Take Wal-Mart Stores Inc., which bought video download site Vudu. Denim brand J Brand sold a majority interest, said to be worth more than $50 million, to Star Avenue Capital, a partnership between talent agency Creative Artists Agency and Irving Place Capital. And the Estée Lauder Cos Inc. acquired Smashbox, picking up expertise in digital, social media and television distribution, as well as a photo studio to boot.

Looking beyond the traditional boundaries of fashion can lead to a big payoff.

“These are beyond synergistic type of opportunities,” said Mityas. “The opportunity will allow an organization to completely shift and create a new customer demographic, a new customer pool.”

Mityas described innovation as the “holy grail” of growth and said the industry is beginning to see innovation through M&A. “This type of acquisition, in certain cases, allows you to leapfrog your competitor,” he said.

This emerging M&A model is a distinct departure from the traditional one, where retailer A buys retailer B, reaching new customers while “realizing synergies” — firing people in the back office and dumping duplicate operations. The same can be done with brands and the model, at least on paper, leads to a larger company that is more profitable than the sum of its two parts.

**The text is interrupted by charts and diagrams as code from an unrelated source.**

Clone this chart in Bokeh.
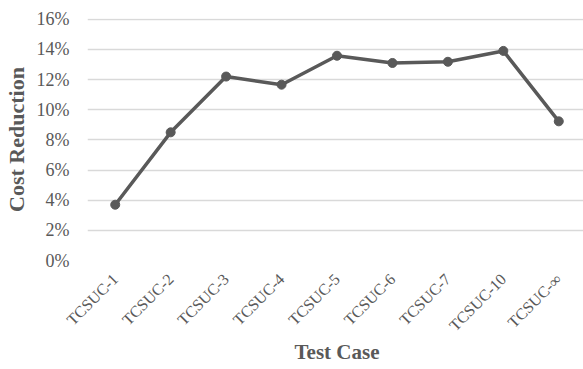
import math
from bokeh.plotting import figure
from bokeh.models import FactorRange, Range1d, NumeralTickFormatter, FixedTicker
from bokeh.embed import file_html
from bokeh.resources import INLINE

categories = ["TCSUC-1", "TCSUC-2", "TCSUC-3", "TCSUC-4", "TCSUC-5",
              "TCSUC-6", "TCSUC-7", "TCSUC-10", "TCSUC-\u221e"]
cost_reduction = [0.037, 0.085, 0.122, 0.1166, 0.1358, 0.131, 0.1318, 0.139, 0.0923]
y_ticks = [0, 0.02, 0.04, 0.06, 0.08, 0.10, 0.12, 0.14, 0.16]

GRAY = "#595959"
FONT = "Liberation Serif"

p = figure(frame_width=499, frame_height=242, x_range=FactorRange(*categories, range_padding=0),
           y_range=Range1d(0, 0.1605), output_backend="svg", toolbar_location=None,
           min_border_left=76, min_border_right=0, min_border_top=18, min_border_bottom=0)
p.outline_line_color = None
p.background_fill_color = "white"

p.line(categories, cost_reduction, line_color=GRAY, line_width=3.5)
p.scatter(categories, cost_reduction, size=9, fill_color=GRAY, line_color=GRAY)

p.yaxis.ticker = FixedTicker(ticks=y_ticks)
p.yaxis.formatter = NumeralTickFormatter(format="0%")
p.ygrid.grid_line_color = "#d9d9d9"
p.ygrid.grid_line_width = 1.3
p.xgrid.grid_line_color = None

for ax in (p.xaxis, p.yaxis):
    ax.axis_line_color = None
    ax.major_tick_line_color = None
    ax.minor_tick_line_color = None
    ax.major_label_text_font = FONT
    ax.major_label_text_color = GRAY
    ax.axis_label_text_font = FONT
    ax.axis_label_text_color = GRAY
    ax.axis_label_text_font_style = "bold"

p.yaxis.major_label_text_font_size = "18px"
p.yaxis.major_label_standoff = 12
p.yaxis.axis_label = "Cost Reduction"
p.yaxis.axis_label_text_font_size = "22px"
p.yaxis.axis_label_standoff = 5

p.xaxis.major_label_text_font_size = "16px"
p.xaxis.major_label_orientation = math.pi / 4
p.xaxis.major_label_standoff = 10
p.xaxis.axis_label = "Test Case"
p.xaxis.axis_label_text_font_size = "21px"
p.xaxis.axis_label_standoff = -3

open("out.html", "w").write(file_html(p, INLINE))
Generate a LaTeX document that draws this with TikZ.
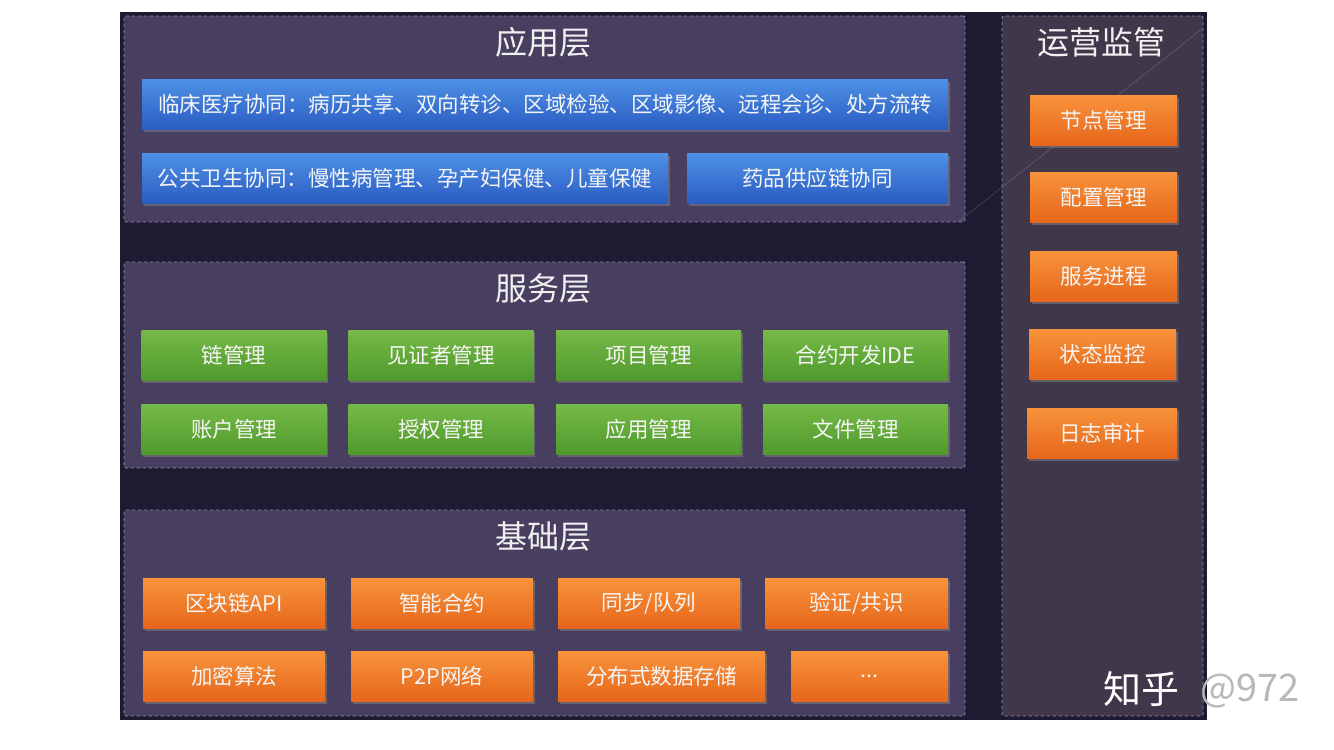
\documentclass[tikz,border=0pt]{standalone}
\usepackage{fontspec}
\setmainfont{Noto Sans CJK SC}
\usetikzlibrary{shadows}
\definecolor{outerbg}{HTML}{1E1A31}
\definecolor{panelbg}{HTML}{483F60}
\definecolor{opsbg}{HTML}{40374B}
\definecolor{panelline}{HTML}{918AA6}
\definecolor{bluetop}{HTML}{4E90E6}
\definecolor{bluebot}{HTML}{2A5DC2}
\definecolor{greentop}{HTML}{76BA48}
\definecolor{greenbot}{HTML}{4F9A2C}
\definecolor{orangetop}{HTML}{F8933B}
\definecolor{orangebot}{HTML}{E6661B}
\tikzset{
  panel/.style={draw=panelline, dashed, fill=panelbg, line width=0.9pt, rounded corners=2pt, inner sep=0},
  layertitle/.style={text=white!88!gray, font=\fontsize{32}{36}\selectfont},
  box/.style={minimum height=50pt, inner sep=0, text=white!92!gray, font=\fontsize{21.5}{25}\selectfont,
    drop shadow={shadow xshift=1.5pt, shadow yshift=-3pt, opacity=0.55}},
  bluebox/.style={box, top color=bluetop, bottom color=bluebot},
  greenbox/.style={box, top color=greentop, bottom color=greenbot},
  orangebox/.style={box, top color=orangetop, bottom color=orangebot},
}
\begin{document}
\begin{tikzpicture}[x=1pt,y=-1pt]
\useasboundingbox (0,0) rectangle (1334,750);
\fill[outerbg] (120,12) rectangle (1207,720);
% layer panels
\node[panel, minimum width=841pt, minimum height=206pt] (app) at (544.5,119){};
\node[panel, minimum width=841pt, minimum height=206pt] (srv) at (544.5,365){};
\node[panel, minimum width=841pt, minimum height=206pt] (base) at (544.5,613){};
\node[panel, fill=opsbg, minimum width=201pt, minimum height=700pt] (ops) at (1102.5,366){};
\draw[white, opacity=0.15, line width=0.8pt] (1203,28) -- (958,222);
% titles
\node[layertitle] (apptitle) at (543,42){应用层};
\node[layertitle] (srvtitle) at (543,288){服务层};
\node[layertitle] (basetitle) at (543,536){基础层};
\node[layertitle] (opstitle) at (1101,42){运营监管};
% application layer
\node[bluebox, minimum width=806pt] (clinic) at (545,104){临床医疗协同：病历共享、双向转诊、区域检验、区域影像、远程会诊、处方流转};
\node[bluebox, minimum width=526pt] (public) at (405,178){公共卫生协同：慢性病管理、孕产妇保健、儿童保健};
\node[bluebox, minimum width=261pt] (drug) at (817.5,178){药品供应链协同};
% service layer
\node[greenbox, minimum width=185pt] (chain) at (234,355){链管理};
\node[greenbox, minimum width=185pt] (witness) at (441,355){见证者管理};
\node[greenbox, minimum width=185pt] (project) at (648.5,355){项目管理};
\node[greenbox, minimum width=185pt] (ide) at (855.5,355){合约开发IDE};
\node[greenbox, minimum width=185pt] (account) at (234,429){账户管理};
\node[greenbox, minimum width=185pt] (auth) at (441,429){授权管理};
\node[greenbox, minimum width=185pt] (appmgr) at (648.5,429){应用管理};
\node[greenbox, minimum width=185pt] (file) at (855.5,429){文件管理};
% base layer
\node[orangebox, minimum width=182pt] (api) at (234,603){区块链API};
\node[orangebox, minimum width=182pt] (contract) at (442,603){智能合约};
\node[orangebox, minimum width=182pt] (sync) at (649,603){同步/队列};
\node[orangebox, minimum width=183pt] (consensus) at (856.5,603){验证/共识};
\node[orangebox, minimum width=182pt] (crypto) at (234,676){加密算法};
\node[orangebox, minimum width=182pt] (ptp) at (442,676){P2P网络};
\node[orangebox, minimum width=207pt] (storage) at (661.5,676){分布式数据存储};
\node[orangebox, minimum width=157pt] (more) at (869.5,676){...};
% operation column
\node[orangebox, minimum width=147pt] (nodemgr) at (1103.5,120){节点管理};
\node[orangebox, minimum width=147pt] (config) at (1103.5,197){配置管理};
\node[orangebox, minimum width=147pt] (process) at (1103.5,276){服务进程};
\node[orangebox, minimum width=147pt] (status) at (1102.5,354){状态监控};
\node[orangebox, minimum width=150pt] (audit) at (1102,433){日志审计};
% watermark
\node[text=white, font=\fontsize{38}{40}\selectfont] (zhihu) at (1141,689){知乎};
\node[text=black!28, font=\fontsize{38}{40}\selectfont] (handle) at (1250,691){@972};
\end{tikzpicture}
\end{document}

Most of fashion’s dealmaking is expected to proceed along these lines, but the great recession has changed things. Being big doesn’t seem as important as being in the right spot as consumers evolve and technology advances.

But there are plenty of risks. Venturing into new areas can lead to cultural clashes and taking on a disparate business can distract management and pull them away from their core competencies.

Hot companies with new ideas and lots of growth ahead of them can also be pricy. Take Under Armour Inc. and Lululemon Athletica Inc. in the fashion world. Both public companies, while not necessarily for sale, have successfully tapped into very specific customer niches, giving them leverage to drive up the price for any possible suitors.

“I don’t think it’s about being bigger,” said Michelle Cherrick, chief executive officer of investment banking firm Demeter Group. “I think it’s now about growth. You’re seeing some young companies break glass as to how they’re going to grow.” For instance, television via HSN and QVC has turned out to be a successful launch pad for beauty brands.

“For a brand or concept to get a premium valuation, there’s going to have to be something truly unique they can offer,” Cherrick said. “If you’re just going to be a brand and launch in traditional channels, you’re going to get a traditional multiple. People are going to say, ‘I’ve seen that movie.’”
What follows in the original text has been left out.